What makes this effort potentially more effective than previous attempts at bipartisanship is No Labels’ work with Deloitte, a consulting firm, to identify 50 serious ideas for achieving the four goals. “Goals don’t get you much, everything breaks down when you get to means,” says Galston. “They have to make sense in policy terms but they will also be subject to political market testing.”
A year or so from now, before the summer’s national conventions, No Labels will unveil its full National Strategy Agenda, a document they hope will have threaded the needle to find credible proposals to advance goals that will by then have been embraced by either or both parties.
In the 2014 election, No Labels awarded more than 60 “seals of approval” to interested lawmakers. In Iowa, both senate candidates, Democrat Bruce Braley and Republican Joni Ernst, the eventual winner, sought and received the seal. In Colorado, Republican challenger Cory Gardner was “extremely eager to receive it,” Galston recalls, while Democratic Senator Mark Udall appeared uninterested. “Gardner (the winner) used the seal as a way of certifying he wasn’t a partisan hatchet man,” says Galston.
The NSA is reminiscent of the 1994 Contract with America, credited with winning the House for the GOP. The brainchild of Republican pollster Frank Luntz, it promised votes on 10 key items the first 100 days, including term limits for Congress, a balanced budget, tax reform and welfare reform.

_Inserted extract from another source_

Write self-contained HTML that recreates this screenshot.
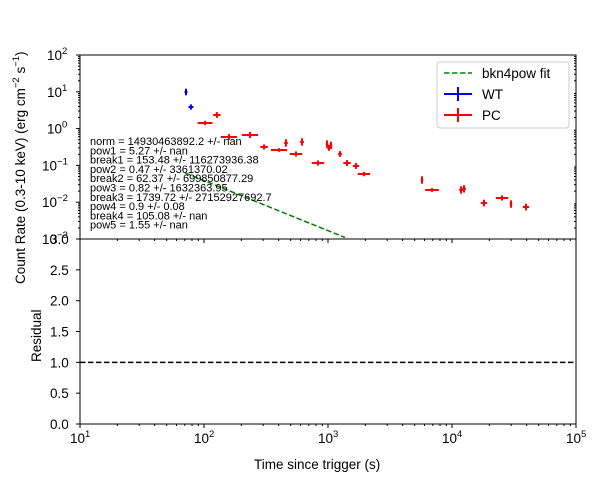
<!DOCTYPE html>
<html><head><meta charset="utf-8"><style>
body{margin:0;background:#fff}
svg text{font-family:"Liberation Sans","DejaVu Sans",sans-serif;fill:#000}
</style></head><body>
<svg id="c" width="598" height="482" xmlns="http://www.w3.org/2000/svg"></svg>
<script>
const wtTime=[71.6,78.5];
const wtRate=[9.9,3.86];
const wtXErrDex=[0.012,0.02];
const wtYErrDex=[0.09,0.07];
const pcTime=[102,127,159,235,305,403,458,552,617,830,981,1018,1057,1250,1423,1682,1950,5730,6900,11830,12500,18100,25300,29900,39500];
const pcRate=[1.42,2.34,0.59,0.67,0.316,0.262,0.406,0.204,0.433,0.116,0.382,0.30,0.35,0.204,0.116,0.0964,0.0583,0.0401,0.0215,0.0215,0.0230,0.0095,0.013,0.0089,0.0074];
const pcXErrDex=[0.06,0.03,0.065,0.065,0.03,0.065,0.015,0.05,0.015,0.05,0.01,0.015,0.01,0.015,0.03,0.025,0.05,0.01,0.055,0.015,0.015,0.025,0.05,0.01,0.025];
const pcYErrDex=[0.06,0.08,0.08,0.08,0.07,0.05,0.1,0.07,0.1,0.07,0.1,0.08,0.1,0.08,0.08,0.08,0.06,0.1,0.05,0.1,0.1,0.09,0.07,0.1,0.09];
const fitTime=[70.6,1370];
const fitRate=[0.062,0.0011];
const xTicks=[1,2,3,4,5];
const yTicksTop=[2,1,0,-1,-2,-3];
const yTicksRes=[0,0.5,1,1.5,2,2.5,3];
const fitText=["norm = 14930463892.2 +/- nan","pow1 = 5.27 +/- nan","break1 = 153.48 +/- 116273936.38","pow2 = 0.47 +/- 3361370.02","break2 = 62.37 +/- 699850877.29","pow3 = 0.82 +/- 1632363.95","break3 = 1739.72 +/- 27152927692.7","pow4 = 0.9 +/- 0.08","break4 = 105.08 +/- nan","pow5 = 1.55 +/- nan"];

const NS="http://www.w3.org/2000/svg";
const svg=document.getElementById('c');
const L=80,R=576,T=55,M=239,B=424;
const X=t=>L+(Math.log10(t)-1)*(R-L)/4;
const Y=v=>T+(2-Math.log10(v))*(M-T)/5;
const YR=v=>B-v*(B-M)/3;
function el(tag,a,parent){const e=document.createElementNS(NS,tag);for(const k in a)e.setAttribute(k,a[k]);(parent||svg).appendChild(e);return e;}
function txt(s,x,y,a){const e=el('text',Object.assign({x:x,y:y,'font-size':13.5},a||{}));e.textContent=s;return e;}

let f1=el('rect',{x:L,y:T,width:R-L,height:M-T,fill:'none',stroke:'#000','stroke-width':1});


let f2=el('rect',{x:L,y:M,width:R-L,height:B-M,fill:'none',stroke:'#000','stroke-width':1});



xTicks.forEach(p=>{
  const x=L+(p-1)*(R-L)/4;
  el('line',{x1:x,x2:x,y1:B,y2:B+4,stroke:'#000'});
  el('line',{x1:x,x2:x,y1:M,y2:M+4,stroke:'#000'});
  const t=txt('',x-10,B+19,{'font-size':13.5});
  t.innerHTML='10<tspan dy="-6" font-size="9.5">'+p+'</tspan>';
  
  
  if(p<5)for(let k=2;k<10;k++){const xm=X(Math.pow(10,p)*k);
    el('line',{x1:xm,x2:xm,y1:B,y2:B+2,stroke:'#000'});el('line',{x1:xm,x2:xm,y1:M,y2:M+2,stroke:'#000'});}
});
yTicksTop.forEach(p=>{
  const y=Y(Math.pow(10,p));
  el('line',{x1:L-4,x2:L,y1:y,y2:y,stroke:'#000'});
  const t=txt('',p<0?42:47,y+5,{'font-size':13.5});
  t.innerHTML='10<tspan dy="-6" font-size="9.5">'+p.toString().replace('-','−')+'</tspan>';
  
  
  if(p>-3)for(let k=2;k<10;k++){const ym=Y(Math.pow(10,p-1)*k);el('line',{x1:L-2,x2:L,y1:ym,y2:ym,stroke:'#000'});el('line',{x1:R,x2:R-2,y1:ym,y2:ym,stroke:'#000'});}
});
yTicksRes.forEach(v=>{
  const y=YR(v);
  el('line',{x1:L-4,x2:L,y1:y,y2:y,stroke:'#000'});
  const t=txt(v.toFixed(1),50,y+5,{'font-size':13.5});
  
  
});

let fl=el('line',{x1:X(fitTime[0]),y1:Y(fitRate[0]),x2:X(fitTime[1]),y2:Y(fitRate[1]),stroke:'#008000','stroke-width':1.5,'stroke-dasharray':'5.5,2.5'});



function cross(t,v,xd,yd,color,name){
  const g=el('g',{});
  
  
  const x=X(t),y=Y(v);
  el('line',{x1:X(t/Math.pow(10,xd)),x2:X(t*Math.pow(10,xd)),y1:y,y2:y,stroke:color,'stroke-width':2},g);
  el('line',{x1:x,x2:x,y1:Y(v*Math.pow(10,yd)),y2:Y(v/Math.pow(10,yd)),stroke:color,'stroke-width':2},g);
}
wtTime.forEach((t,i)=>cross(t,wtRate[i],wtXErrDex[i],wtYErrDex[i],'#0000ff','wt-point'));
pcTime.forEach((t,i)=>cross(t,pcRate[i],pcXErrDex[i],pcYErrDex[i],'#ff0000','pc-point'));

fitText.forEach((s,i)=>{const t=txt(s,90,145+i*9.3,{'font-size':11});
  
  });

let rl=el('line',{x1:L,x2:R,y1:YR(1),y2:YR(1),stroke:'#000','stroke-width':1.5,'stroke-dasharray':'5.5,2.5'});



const lg=el('g',{});


el('rect',{x:437,y:62,width:132,height:66,rx:3,fill:'#fff',stroke:'#ccc'},lg);
el('line',{x1:444,x2:472,y1:73,y2:73,stroke:'#008000','stroke-width':1.5,'stroke-dasharray':'5.5,2.5'},lg);
let t1=txt('bkn4pow fit',482,78);lg.appendChild(t1);
el('line',{x1:444,x2:472,y1:94,y2:94,stroke:'#0000ff','stroke-width':2},lg);
el('line',{x1:458,x2:458,y1:87,y2:101,stroke:'#0000ff','stroke-width':2},lg);
let t2=txt('WT',482,99);lg.appendChild(t2);
el('line',{x1:444,x2:472,y1:115,y2:115,stroke:'#ff0000','stroke-width':2},lg);
el('line',{x1:458,x2:458,y1:108,y2:122,stroke:'#ff0000','stroke-width':2},lg);
let t3=txt('PC',482,120);lg.appendChild(t3);

let xl=txt('Time since trigger (s)',254,469);


let yl=txt('',0,0,{transform:'translate(25,284) rotate(-90)'});
yl.innerHTML='Count Rate (0.3-10 keV) (erg cm<tspan dy="-6" font-size="9.5">−2</tspan><tspan dy="6"> s</tspan><tspan dy="-6" font-size="9.5">−1</tspan><tspan dy="6">)</tspan>';


let rlb=txt('Residual',0,0,{transform:'translate(41,362) rotate(-90)'});


</script>
</body></html>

No Labels is attempting to go beyond similarly broad and popular goals to identify specific ideas that could win political support. President George W. Bush liked to say he wasn’t interested in passing bills that could get 70 votes in the senate because that meant they were so watered down to be meaningless—that he preferred legislation that passed narrowly.
Today nothing passes without 60 votes, so some agreement between the parties is essential, or the alternative is more of the same: gridlock and stalemate. Obama won a convincing personal victory in 2012, but his big win didn’t tee up a second term agenda, and he immediately ran into a brick wall with Congress.
If the presidential contenders can agree on broad goals about the country’s future, No Labels thinks it can advise them how to get there. It’s an audacious experiment that candidates and voters, sick of politics as usual, may welcome. “We’re going to present the candidates and the campaigns with the purest policy and political water this country is capable of,” says Galston, “and then we’ll see whether the candidates drink it.”